The state’s definition of a close contact is anyone within six-feet of an infected person for at least 15 minutes, starting two days before the person began feeling sick. Mugiishi believes a detailed personal log of close contacts can benefit beyond an individual.
“What we want to do in convince many people in the population as possible being cooperative with contact tracing and being responsible with it is a way we can manage this disease across our whole state, not only for ourselves but for our whole state here, including our loved ones and our friends,” Mugiishi said.
Mugiishi says keeping a detailed log can be a lot of work, he recommends using a mobile app to help you track your interactions.
“You don’t have to worry about yourself doing a lot of extra work, it’s just kind of happening seamlessly,” Mugiishi said.
Sometimes, people hesitate sharing details about their lives because of privacy concerns. But Mugiishi says getting the information out is a high priority. He says the public should learn from HMSA’s experience when about 40 employees at the Keeaumoku office were diagnosed with COVID-19.

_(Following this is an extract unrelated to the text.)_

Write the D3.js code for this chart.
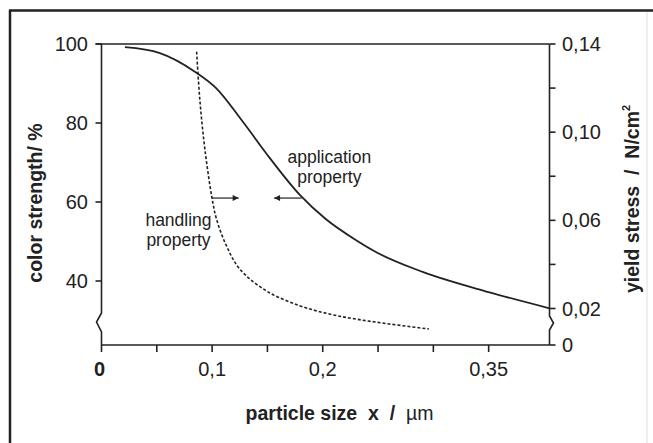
<!DOCTYPE html>
<html><head><meta charset="utf-8">
<script src="https://cdn.jsdelivr.net/npm/d3@7"></script>
<style>body{margin:0;background:#fff}svg{display:block}text{font-family:"Liberation Sans",Arial,sans-serif;fill:#222}</style>
</head><body>
<svg id="c" width="653" height="443"></svg>
<script>
// data
const xTicks = [0.05, 0.1, 0.15, 0.2, 0.25, 0.3, 0.35];
const xTickLabels = {0.1: "0,1", 0.2: "0,2", 0.35: "0,35"};
const leftTicks = [40, 60, 80, 100];
const rightTicks = [0.02, 0.04, 0.06, 0.08, 0.10, 0.12, 0.14];
const rightTickLabels = {0.02: "0,02", 0.06: "0,06", 0.10: "0,10", 0.14: "0,14"};
const colorX = [0.0212, 0.0528, 0.0844, 0.1034, 0.1278, 0.1522, 0.1793, 0.2027, 0.2298, 0.2497, 0.2903, 0.3499, 0.405];
const colorStrength = [99.2, 97.7, 93.0, 88.9, 80.3, 71.1, 61.8, 55.7, 50.4, 47.1, 42.3, 37.2, 33.1];
const yieldX = [0.086, 0.0889, 0.0935, 0.0998, 0.104, 0.113, 0.125, 0.149, 0.179, 0.206, 0.230, 0.260, 0.296];
const yieldStress = [0.1365, 0.1147, 0.0921, 0.0704, 0.0605, 0.0484, 0.0379, 0.028, 0.0213, 0.0175, 0.0152, 0.013, 0.0107];

const svg = d3.select("#c");
const ink = "#222";
const L = 101.5, R = 549.5, T = 44, B = 345;
const x = d3.scaleLinear().domain([0, 0.405]).range([L, R]);
const yL = d3.scaleLinear().domain([40, 100]).range([281, T]);
const yR = d3.scaleLinear().domain([0.02, 0.14]).range([308.5, T]);

// outer frame
svg.append("line").attr("x1", 10).attr("x2", 10).attr("y1", 10).attr("y2", 443).attr("stroke", ink).attr("stroke-width", 2.5);
svg.append("line").attr("x1", 9).attr("x2", 653).attr("y1", 10.5).attr("y2", 10.5).attr("stroke", ink).attr("stroke-width", 2.5);
svg.append("line").attr("x1", 647).attr("x2", 647).attr("y1", 12).attr("y2", 443).attr("stroke", "#ddd").attr("stroke-width", 1);

const g = svg.append("g").attr("stroke", ink).attr("stroke-width", 1.6).attr("fill", "none");
// top line
g.append("line").attr("x1", L - 6).attr("x2", R).attr("y1", T).attr("y2", T);
// bottom axis
g.append("line").attr("x1", L).attr("x2", R).attr("y1", B).attr("y2", B);
xTicks.forEach(t => g.append("line").attr("x1", x(t)).attr("x2", x(t)).attr("y1", B).attr("y2", B + 7));
g.append("line").attr("x1", L).attr("x2", L).attr("y1", B).attr("y2", B + 7);
// left axis with break
g.append("path").attr("d", `M${L},${T}V313L${L-5},322L${L},332V${B}`);
leftTicks.forEach(t => g.append("line").attr("x1", L - 6).attr("x2", L).attr("y1", yL(t)).attr("y2", yL(t)));
// right axis with break
g.append("path").attr("d", `M${R},${T}V316L${R+4},323L${R},330V${B}`);
rightTicks.forEach(t => g.append("line").attr("x1", R).attr("x2", R + 6).attr("y1", yR(t)).attr("y2", yR(t)));
g.append("line").attr("x1", R).attr("x2", R + 6).attr("y1", B).attr("y2", B);

// curves
const lineC = d3.line().x((d, i) => x(colorX[i])).y(d => yL(d)).curve(d3.curveMonotoneX);
g.append("path").attr("d", lineC(colorStrength)).attr("stroke-width", 1.8);
const lineY = d3.line().x((d, i) => x(yieldX[i])).y(d => yR(d)).curve(d3.curveCatmullRom.alpha(0.5));
g.append("path").attr("d", lineY(yieldStress)).attr("stroke-width", 1.6).attr("stroke-dasharray", "3,2");

// arrows
const defs = svg.append("defs");
defs.append("marker").attr("id", "ah").attr("viewBox", "0 0 10 10").attr("refX", 10).attr("refY", 5)
  .attr("markerWidth", 8).attr("markerHeight", 6).attr("markerUnits", "userSpaceOnUse").attr("orient", "auto")
  .append("path").attr("d", "M0,0L10,5L0,10Z").attr("fill", ink);
g.append("line").attr("x1", x(0.0998)).attr("x2", x(0.124)).attr("y1", yL(61)).attr("y2", yL(61)).attr("stroke-width", 1.2).attr("marker-end", "url(#ah)");
g.append("line").attr("x1", x(0.181)).attr("x2", x(0.156)).attr("y1", yL(61)).attr("y2", yL(61)).attr("stroke-width", 1.2).attr("marker-end", "url(#ah)");

// tick labels
const fs = 20;
leftTicks.forEach(t => svg.append("text").attr("x", 88).attr("y", yL(t) + 7).attr("text-anchor", "end").attr("font-size", fs).text(t));
rightTicks.filter(t => rightTickLabels[t]).forEach(t => svg.append("text").attr("x", 562).attr("y", yR(t) + 7).attr("font-size", fs).text(rightTickLabels[t]));
svg.append("text").attr("x", 562).attr("y", B + 7).attr("font-size", fs).text("0");
xTicks.filter(t => xTickLabels[t]).forEach(t => svg.append("text").attr("x", x(t)).attr("y", 376).attr("text-anchor", "middle").attr("font-size", fs).text(xTickLabels[t]));
svg.append("text").attr("x", L - 2).attr("y", 376).attr("text-anchor", "middle").attr("font-size", fs).attr("font-weight", "bold").text("0");

// annotations
const af = 17.5;
svg.append("text").attr("x", x(0.206)).attr("y", 163).attr("text-anchor", "middle").attr("font-size", af).text("application");
svg.append("text").attr("x", x(0.206)).attr("y", 183).attr("text-anchor", "middle").attr("font-size", af).text("property");
svg.append("text").attr("x", 178.5).attr("y", 226).attr("text-anchor", "middle").attr("font-size", af).text("handling");
svg.append("text").attr("x", 178.5).attr("y", 246).attr("text-anchor", "middle").attr("font-size", af).text("property");

// axis titles
svg.append("text").attr("transform", "translate(42,203) rotate(-90)").attr("text-anchor", "middle").attr("font-size", 19.5).attr("font-weight", "bold").text("color strength/ %");
const rt = svg.append("text").attr("transform", "translate(639,199) rotate(-90)").attr("text-anchor", "middle").attr("font-size", 19.5).attr("font-weight", "bold").attr("xml:space", "preserve");
rt.append("tspan").text("yield stress  /  N/cm");
rt.append("tspan").attr("font-size", 11).attr("dy", -9).text("2");
const bt = svg.append("text").attr("x", 339.5).attr("y", 420).attr("text-anchor", "middle").attr("font-size", 19.5).attr("font-weight", "bold").attr("xml:space", "preserve");
bt.append("tspan").text("particle size  x  /  ");
bt.append("tspan").attr("font-weight", "normal").text("µm");
</script>
</body></html>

“We had to work with our own employees to get over the concept we’re going to punish them or somehow think less of them based on their behaviors and just get them to understand that we’re just trying to create a safe environment for everyone for all the employees,” Mugiishi said.
Mugiishi says to think of the self-tracking process like a community project.
“Something we’re all doing to make it safer for all of us to live in this community. It’s not trying to invade privacy but making Hawaii a safer place for all of us,” he said.
The Department of Health reports if you become infected, take your list of close contacts and then let them know about possible exposure. They don’t have to wait for a call from officials. To be pro-active, those close contacts should then contact their doctor for advice, that could include self-quarantine, testing and isolation.